**Required task**
Up to and including the line with "import matplotlib.pyplot as plt", return every line from the start of the entries below exactly.

**Dataset excerpts**
------

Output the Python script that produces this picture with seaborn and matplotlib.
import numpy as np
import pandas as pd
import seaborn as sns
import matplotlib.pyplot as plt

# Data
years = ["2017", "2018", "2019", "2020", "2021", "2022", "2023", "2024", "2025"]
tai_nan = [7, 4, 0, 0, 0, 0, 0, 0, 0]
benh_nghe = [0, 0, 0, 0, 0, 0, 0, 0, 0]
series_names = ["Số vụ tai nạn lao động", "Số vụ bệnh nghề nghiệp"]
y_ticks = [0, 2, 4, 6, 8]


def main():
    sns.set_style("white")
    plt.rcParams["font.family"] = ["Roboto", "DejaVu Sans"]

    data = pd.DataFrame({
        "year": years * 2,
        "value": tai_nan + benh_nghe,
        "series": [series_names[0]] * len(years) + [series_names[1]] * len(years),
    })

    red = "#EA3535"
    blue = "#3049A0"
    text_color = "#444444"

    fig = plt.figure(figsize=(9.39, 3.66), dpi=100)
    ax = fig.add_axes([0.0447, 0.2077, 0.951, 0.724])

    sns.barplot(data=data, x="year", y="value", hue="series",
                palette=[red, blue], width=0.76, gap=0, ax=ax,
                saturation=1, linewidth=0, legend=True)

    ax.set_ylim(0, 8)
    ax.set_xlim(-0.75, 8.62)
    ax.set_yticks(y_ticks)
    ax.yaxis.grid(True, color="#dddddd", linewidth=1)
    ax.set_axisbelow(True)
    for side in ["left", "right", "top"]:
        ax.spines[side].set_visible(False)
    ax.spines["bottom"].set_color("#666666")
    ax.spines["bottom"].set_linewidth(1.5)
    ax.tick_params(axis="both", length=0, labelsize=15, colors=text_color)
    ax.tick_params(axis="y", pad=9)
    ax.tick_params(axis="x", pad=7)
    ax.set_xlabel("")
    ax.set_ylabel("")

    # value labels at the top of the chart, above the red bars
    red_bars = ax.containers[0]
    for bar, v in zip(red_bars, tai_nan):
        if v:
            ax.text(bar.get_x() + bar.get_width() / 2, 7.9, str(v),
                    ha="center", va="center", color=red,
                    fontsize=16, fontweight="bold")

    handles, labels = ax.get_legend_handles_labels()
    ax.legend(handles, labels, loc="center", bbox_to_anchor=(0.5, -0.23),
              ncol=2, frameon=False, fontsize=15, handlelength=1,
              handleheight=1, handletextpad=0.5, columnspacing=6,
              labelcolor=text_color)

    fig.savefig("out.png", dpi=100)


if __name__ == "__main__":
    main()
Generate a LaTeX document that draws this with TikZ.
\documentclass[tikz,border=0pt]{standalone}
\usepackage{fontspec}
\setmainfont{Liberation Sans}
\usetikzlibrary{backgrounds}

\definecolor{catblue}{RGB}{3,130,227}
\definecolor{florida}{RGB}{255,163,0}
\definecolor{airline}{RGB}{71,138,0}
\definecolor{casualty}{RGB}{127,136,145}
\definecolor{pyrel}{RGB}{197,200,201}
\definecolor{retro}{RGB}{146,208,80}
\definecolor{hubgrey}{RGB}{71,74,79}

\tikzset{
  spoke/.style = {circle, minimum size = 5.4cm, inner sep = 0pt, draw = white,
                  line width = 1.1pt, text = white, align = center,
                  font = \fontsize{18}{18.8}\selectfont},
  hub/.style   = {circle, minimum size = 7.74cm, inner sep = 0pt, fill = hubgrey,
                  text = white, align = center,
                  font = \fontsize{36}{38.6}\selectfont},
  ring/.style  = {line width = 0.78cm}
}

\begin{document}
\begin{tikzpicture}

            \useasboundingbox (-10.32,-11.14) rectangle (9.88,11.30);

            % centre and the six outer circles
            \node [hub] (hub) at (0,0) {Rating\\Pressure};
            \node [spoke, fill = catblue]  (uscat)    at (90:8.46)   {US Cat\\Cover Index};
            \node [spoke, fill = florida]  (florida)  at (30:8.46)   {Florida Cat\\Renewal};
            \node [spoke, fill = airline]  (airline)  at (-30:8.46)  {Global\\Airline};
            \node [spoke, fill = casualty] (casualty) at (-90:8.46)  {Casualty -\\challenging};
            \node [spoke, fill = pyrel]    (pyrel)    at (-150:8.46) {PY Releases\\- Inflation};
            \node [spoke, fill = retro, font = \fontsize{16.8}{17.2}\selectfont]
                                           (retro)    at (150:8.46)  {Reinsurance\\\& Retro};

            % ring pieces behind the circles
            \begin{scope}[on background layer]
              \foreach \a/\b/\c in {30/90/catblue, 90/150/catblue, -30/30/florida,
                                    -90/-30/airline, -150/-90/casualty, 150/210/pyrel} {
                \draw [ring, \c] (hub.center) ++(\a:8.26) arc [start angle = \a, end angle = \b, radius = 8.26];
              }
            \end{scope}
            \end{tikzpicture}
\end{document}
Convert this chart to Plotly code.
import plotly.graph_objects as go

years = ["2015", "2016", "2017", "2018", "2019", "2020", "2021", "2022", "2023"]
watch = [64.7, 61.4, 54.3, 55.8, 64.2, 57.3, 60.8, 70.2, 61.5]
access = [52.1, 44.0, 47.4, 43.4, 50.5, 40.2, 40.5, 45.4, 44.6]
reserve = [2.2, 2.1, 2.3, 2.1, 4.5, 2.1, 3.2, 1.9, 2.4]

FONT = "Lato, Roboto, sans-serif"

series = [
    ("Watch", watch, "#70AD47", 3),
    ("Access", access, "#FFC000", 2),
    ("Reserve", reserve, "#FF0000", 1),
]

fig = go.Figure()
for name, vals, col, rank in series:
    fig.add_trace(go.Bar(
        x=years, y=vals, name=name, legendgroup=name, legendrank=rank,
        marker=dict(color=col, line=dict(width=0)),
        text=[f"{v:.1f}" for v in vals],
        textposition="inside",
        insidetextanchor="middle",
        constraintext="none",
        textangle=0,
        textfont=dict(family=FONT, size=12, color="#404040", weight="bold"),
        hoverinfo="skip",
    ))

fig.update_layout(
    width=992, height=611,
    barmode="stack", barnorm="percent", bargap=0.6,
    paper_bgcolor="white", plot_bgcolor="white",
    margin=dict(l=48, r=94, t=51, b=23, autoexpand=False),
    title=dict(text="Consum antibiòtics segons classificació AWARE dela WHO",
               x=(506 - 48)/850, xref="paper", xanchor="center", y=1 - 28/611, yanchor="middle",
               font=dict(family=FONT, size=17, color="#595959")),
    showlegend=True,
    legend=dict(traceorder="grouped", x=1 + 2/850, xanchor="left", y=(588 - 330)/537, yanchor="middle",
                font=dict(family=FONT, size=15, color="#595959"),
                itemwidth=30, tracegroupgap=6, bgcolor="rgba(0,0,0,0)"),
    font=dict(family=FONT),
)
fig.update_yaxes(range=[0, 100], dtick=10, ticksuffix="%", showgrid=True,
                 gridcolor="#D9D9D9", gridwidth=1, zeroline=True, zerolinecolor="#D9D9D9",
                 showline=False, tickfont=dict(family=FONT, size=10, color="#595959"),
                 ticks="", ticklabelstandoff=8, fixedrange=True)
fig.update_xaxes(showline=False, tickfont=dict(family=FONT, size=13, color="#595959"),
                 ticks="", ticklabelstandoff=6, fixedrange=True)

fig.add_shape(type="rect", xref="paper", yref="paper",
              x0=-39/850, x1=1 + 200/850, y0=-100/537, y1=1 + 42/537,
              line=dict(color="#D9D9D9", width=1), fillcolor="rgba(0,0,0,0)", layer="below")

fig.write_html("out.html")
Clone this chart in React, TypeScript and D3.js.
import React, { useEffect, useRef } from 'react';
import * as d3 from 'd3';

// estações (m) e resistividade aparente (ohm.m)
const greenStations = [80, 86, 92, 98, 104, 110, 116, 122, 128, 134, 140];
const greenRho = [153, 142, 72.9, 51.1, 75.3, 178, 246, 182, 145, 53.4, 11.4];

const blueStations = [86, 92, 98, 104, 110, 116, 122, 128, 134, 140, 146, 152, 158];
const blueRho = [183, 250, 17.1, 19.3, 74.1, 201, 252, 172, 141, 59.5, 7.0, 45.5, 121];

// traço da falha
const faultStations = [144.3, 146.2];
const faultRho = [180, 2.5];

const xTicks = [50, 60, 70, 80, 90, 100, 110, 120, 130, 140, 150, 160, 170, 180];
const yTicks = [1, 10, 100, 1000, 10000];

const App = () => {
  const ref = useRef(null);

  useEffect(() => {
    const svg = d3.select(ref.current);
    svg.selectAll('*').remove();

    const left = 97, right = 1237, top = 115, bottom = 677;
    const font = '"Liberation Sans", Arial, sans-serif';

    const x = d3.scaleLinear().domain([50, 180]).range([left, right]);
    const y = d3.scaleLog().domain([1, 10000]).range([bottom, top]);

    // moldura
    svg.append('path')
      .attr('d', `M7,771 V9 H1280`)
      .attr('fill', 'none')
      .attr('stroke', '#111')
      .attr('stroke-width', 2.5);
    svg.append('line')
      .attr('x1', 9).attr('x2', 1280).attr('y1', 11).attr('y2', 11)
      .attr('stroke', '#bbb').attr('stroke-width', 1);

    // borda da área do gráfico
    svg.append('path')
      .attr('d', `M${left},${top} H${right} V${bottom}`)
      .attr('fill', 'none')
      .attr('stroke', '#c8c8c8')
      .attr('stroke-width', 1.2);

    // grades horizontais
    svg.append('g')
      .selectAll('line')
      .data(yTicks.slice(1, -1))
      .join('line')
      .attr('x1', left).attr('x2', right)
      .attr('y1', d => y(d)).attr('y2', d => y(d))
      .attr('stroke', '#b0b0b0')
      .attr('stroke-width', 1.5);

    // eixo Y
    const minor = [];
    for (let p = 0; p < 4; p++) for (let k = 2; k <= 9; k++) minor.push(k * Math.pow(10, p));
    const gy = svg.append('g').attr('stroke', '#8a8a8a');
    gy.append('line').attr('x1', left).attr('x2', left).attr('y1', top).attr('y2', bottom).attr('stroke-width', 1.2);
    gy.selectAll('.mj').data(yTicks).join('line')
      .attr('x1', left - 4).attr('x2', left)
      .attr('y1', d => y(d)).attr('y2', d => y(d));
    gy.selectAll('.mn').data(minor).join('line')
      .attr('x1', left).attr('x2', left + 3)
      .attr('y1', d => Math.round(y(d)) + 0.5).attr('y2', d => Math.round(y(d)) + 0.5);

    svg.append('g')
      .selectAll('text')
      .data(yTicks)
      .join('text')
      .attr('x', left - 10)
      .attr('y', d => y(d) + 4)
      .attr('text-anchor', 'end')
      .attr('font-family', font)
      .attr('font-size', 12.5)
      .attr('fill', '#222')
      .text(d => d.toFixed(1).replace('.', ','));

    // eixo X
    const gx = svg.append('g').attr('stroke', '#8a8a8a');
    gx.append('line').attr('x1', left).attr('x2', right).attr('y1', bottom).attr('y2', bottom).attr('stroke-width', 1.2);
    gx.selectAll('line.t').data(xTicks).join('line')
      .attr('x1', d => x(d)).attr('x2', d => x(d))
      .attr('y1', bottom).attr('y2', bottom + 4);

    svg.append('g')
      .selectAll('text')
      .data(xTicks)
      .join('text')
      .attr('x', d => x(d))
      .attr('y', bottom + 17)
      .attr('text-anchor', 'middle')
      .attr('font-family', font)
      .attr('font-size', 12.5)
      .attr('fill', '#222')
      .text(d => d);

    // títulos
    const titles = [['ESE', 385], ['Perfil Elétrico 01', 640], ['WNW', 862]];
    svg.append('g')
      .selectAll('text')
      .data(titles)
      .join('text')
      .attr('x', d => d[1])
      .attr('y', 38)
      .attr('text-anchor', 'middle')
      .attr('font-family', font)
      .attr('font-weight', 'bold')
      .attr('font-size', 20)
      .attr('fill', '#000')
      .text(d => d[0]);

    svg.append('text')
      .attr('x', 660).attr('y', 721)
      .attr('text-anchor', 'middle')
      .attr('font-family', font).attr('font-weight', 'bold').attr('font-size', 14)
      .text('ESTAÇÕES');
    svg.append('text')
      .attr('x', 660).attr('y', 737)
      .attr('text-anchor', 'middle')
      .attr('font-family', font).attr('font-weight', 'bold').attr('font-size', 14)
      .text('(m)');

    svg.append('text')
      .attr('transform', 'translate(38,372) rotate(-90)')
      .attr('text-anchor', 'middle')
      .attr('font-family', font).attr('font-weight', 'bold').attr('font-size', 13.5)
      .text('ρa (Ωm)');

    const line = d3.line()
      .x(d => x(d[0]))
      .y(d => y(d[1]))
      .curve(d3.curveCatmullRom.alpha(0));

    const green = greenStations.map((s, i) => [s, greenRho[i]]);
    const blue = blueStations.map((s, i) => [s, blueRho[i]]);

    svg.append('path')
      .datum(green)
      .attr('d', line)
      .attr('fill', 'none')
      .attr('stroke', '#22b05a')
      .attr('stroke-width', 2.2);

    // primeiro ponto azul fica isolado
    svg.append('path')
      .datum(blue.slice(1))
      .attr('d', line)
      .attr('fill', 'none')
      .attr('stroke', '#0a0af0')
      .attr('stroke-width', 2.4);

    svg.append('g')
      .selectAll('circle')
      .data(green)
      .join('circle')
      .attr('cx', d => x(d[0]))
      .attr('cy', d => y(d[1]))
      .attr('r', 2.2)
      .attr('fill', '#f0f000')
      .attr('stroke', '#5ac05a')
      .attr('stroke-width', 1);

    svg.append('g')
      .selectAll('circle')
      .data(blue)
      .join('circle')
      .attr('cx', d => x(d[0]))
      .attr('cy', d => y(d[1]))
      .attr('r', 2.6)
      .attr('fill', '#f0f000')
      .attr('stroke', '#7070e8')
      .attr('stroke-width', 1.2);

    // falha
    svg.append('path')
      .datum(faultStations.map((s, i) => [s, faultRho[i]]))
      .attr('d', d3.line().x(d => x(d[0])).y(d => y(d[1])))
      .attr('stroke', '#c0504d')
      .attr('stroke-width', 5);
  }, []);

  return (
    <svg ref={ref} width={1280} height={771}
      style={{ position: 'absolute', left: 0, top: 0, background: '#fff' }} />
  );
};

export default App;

------

**Task result**
Output the Python script that produces this picture with seaborn and matplotlib.
import numpy as np
import pandas as pd
import seaborn as sns
import matplotlib.pyplot as plt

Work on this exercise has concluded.